Green Supply Chain: Making the case for wooden pallets.
Last week, I wrote about how the lowly caster was playing a starring role in lean manufacturing at KIA’s new assembly plant in West Point, Ga.
Today, Michael Smith, the COO of PALNET, a supplier of wooden pallets, made an equally bold assertion about another product you don’t give much thought to: Wooden pallets, Smith said, are eco-friendly and can enable a green supply chain.
His argument rests on the notion that when it comes to pallet selection, wooden pallets are greener than plastic pallets because they have the smaller eco-footprint or “environmental trail.” Here’s his pitch.

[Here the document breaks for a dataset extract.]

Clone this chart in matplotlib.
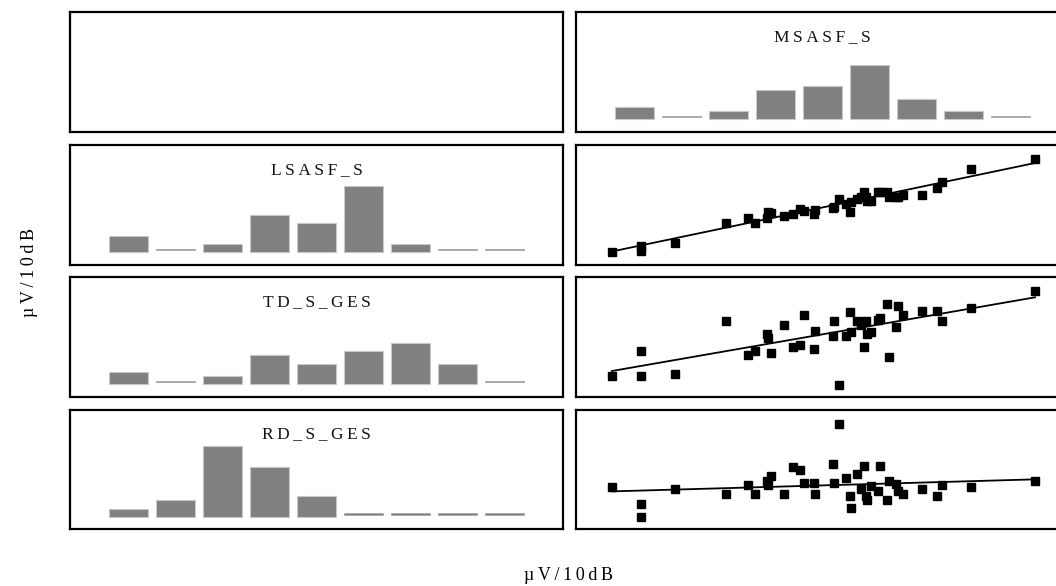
import numpy as np
import matplotlib
matplotlib.use("Agg")
from matplotlib import pyplot as plt

plt.rcParams['font.family'] = ['Liberation Serif', 'DejaVu Serif']

# histogram counts (9 bins, 40 cases each)
msasf_counts = [3, 0, 2, 7, 8, 13, 5, 2, 0]
lsasf_counts = [4, 0, 2, 9, 7, 16, 2, 0, 0]
td_counts = [3, 0, 2, 7, 5, 8, 10, 5, 0]
rd_counts = [2, 4, 17, 12, 5, 0, 0, 0, 0]

# scatter data, x = MSASF_S (µV/10dB)
msasf_x = [3.6, 6.5, 6.5, 9.9, 15.0, 17.2, 17.9, 19.1, 19.2, 19.5,
           20.8, 21.7, 22.4, 22.8, 23.8, 23.9, 25.7, 25.8, 26.3, 27.0,
           27.4, 27.5, 28.1, 28.5, 28.8, 29.0, 29.1, 29.5, 30.2, 30.4,
           31.1, 31.3, 32.0, 32.2, 32.7, 34.6, 36.1, 36.6, 39.5, 45.9]
lsasf_y = [1.3, 1.9, 1.4, 2.2, 4.2, 4.7, 4.2, 4.7, 5.3, 5.2,
           4.9, 5.1, 5.6, 5.4, 5.1, 5.5, 5.7, 5.8, 6.6, 6.1,
           5.3, 6.3, 6.6, 6.8, 7.3, 6.8, 6.4, 6.4, 7.3, 7.3,
           7.3, 6.8, 6.8, 6.8, 7.0, 7.0, 7.7, 8.3, 9.6, 10.6]
td_y = [2.1, 4.6, 2.1, 2.3, 7.6, 4.2, 4.6, 6.3, 5.9, 4.4,
        7.2, 5.0, 5.2, 8.2, 4.8, 6.6, 6.1, 7.6, 1.2, 6.1,
        8.5, 6.5, 7.6, 7.2, 5.0, 7.6, 6.3, 6.5, 7.7, 7.9,
        9.3, 4.0, 7.0, 9.1, 8.2, 8.6, 8.6, 7.6, 8.9, 10.6]
rd_y = [4.25, 2.5, 1.2, 4.0, 3.55, 4.45, 3.55, 4.85, 4.45, 5.35,
        3.55, 6.2, 5.9, 4.6, 4.6, 3.55, 6.5, 4.6, 10.55, 5.1,
        3.35, 2.1, 5.5, 4.05, 6.35, 3.35, 2.9, 4.3, 3.85, 6.35,
        2.9, 4.85, 4.5, 3.85, 3.55, 4.0, 3.35, 4.45, 4.25, 4.85]

titles = ['MSASF_S', 'LSASF_S', 'TD_S_GES', 'RD_S_GES']
axis_label = 'µV/10dB'

W, H = 1056, 586
fig = plt.figure(figsize=(W / 100, H / 100), dpi=100)

col_left = [70, 576]
col_w = 493
row_top = [12, 145, 277, 409.5]
row_h = 119.5


def make_ax(row, col):
    x0 = col_left[col] / W
    y0 = 1 - (row_top[row] + row_h) / H
    ax = fig.add_axes([x0, y0, col_w / W, row_h / H])
    ax.set_xticks([])
    ax.set_yticks([])
    for sp in ax.spines.values():
        sp.set_linewidth(1.6)
        sp.set_color('black')
    return ax


def spaced(s):
    return '\u2009'.join(s)


def draw_hist(ax, counts, title):
    counts = np.array(counts, dtype=float)
    pos = np.arange(len(counts))
    nz = counts > 0
    ax.bar(pos[nz], counts[nz], width=0.85, color='#808080',
           edgecolor='#c8c8c8', linewidth=0.8)
    # empty bins show as a thin grey line
    ax.bar(pos[~nz], 0.3, bottom=0.55, width=0.82, color='#808080',
           edgecolor='#a8a8a8', linewidth=0.6)
    ax.set_xlim(-1.245, 9.245)
    ax.set_ylim(-2.87, 25.7)
    ax.text(0.5, 0.79, spaced(title), transform=ax.transAxes,
            ha='center', va='center', fontsize=12.5, color='#111111')


def draw_scatter(ax, x, y):
    x = np.array(x)
    y = np.array(y)
    k, b = np.polyfit(x, y, 1)
    xs = np.array([x.min(), x.max()])
    ax.plot(xs, k * xs + b, color='black', linewidth=1.3, zorder=2)
    ax.plot(x, y, 's', color='black', markersize=5.5, zorder=3)
    ax.set_xlim(0, 49.3)
    ax.set_ylim(0, 12)


# first row
make_ax(0, 0)
draw_hist(make_ax(0, 1), msasf_counts, titles[0])

rows_y = [lsasf_y, td_y, rd_y]
rows_counts = [lsasf_counts, td_counts, rd_counts]
for i in range(3):
    draw_hist(make_ax(i + 1, 0), rows_counts[i], titles[i + 1])
    draw_scatter(make_ax(i + 1, 1), msasf_x, rows_y[i])

fig.text(30 / W, 1 - 273 / H, spaced(axis_label), rotation=90,
         ha='center', va='center', fontsize=13)
fig.text(568 / W, 1 - 575 / H, spaced(axis_label),
         ha='center', va='center', fontsize=13)

fig.savefig('out.png', dpi=100)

First, the competition: Plastic pallets, Smith contends, begin their life in an oil well, travel long distances in an oil tanker, then go through a manufacturing process with a heavy environmental footprint. Petroleum, after all, is the carbon in carbon footprint.

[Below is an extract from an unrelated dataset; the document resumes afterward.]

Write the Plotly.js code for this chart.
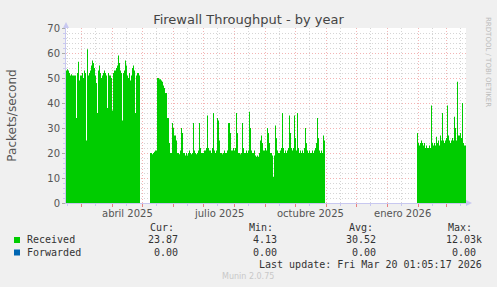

By contrast, Smith says, wooden pallets are made from the left-overs from the lumber process. A stand of hardwood trees, for instance, isn’t cut down to make pallets. Instead, those trees are harvested first for the high value grade lumber that goes into making furniture; lumber that doesn’t make the cut as furniture grade is turned into railroad ties. Pallets are made from what’s left, the lumber that might otherwise get turned into wood chips or sawdust or head for the scrap pile. “If that lumber didn’t get made into wooden pallets,” Smith says, “it would end up in an already overcrowded landfill.”
What’s more, for companies measuring the carbon footprint associated with getting parts, components and supplies from point A to point B, wooden pallets are typically manufactured within a few hundred miles from the markets where they’ll be used.
At the end of life, Smith adds, wooden pallets are often turned into garden mulch.
“Can pallets save the planet?” Smith asks. That may be a bit much. And, I’m sure plastic pallet makers will take exception with Smith’s characterization of their product. But, like thinking about casters as an enabler of lean, looking at the wooden pallet as a green shipping platform is an interesting idea.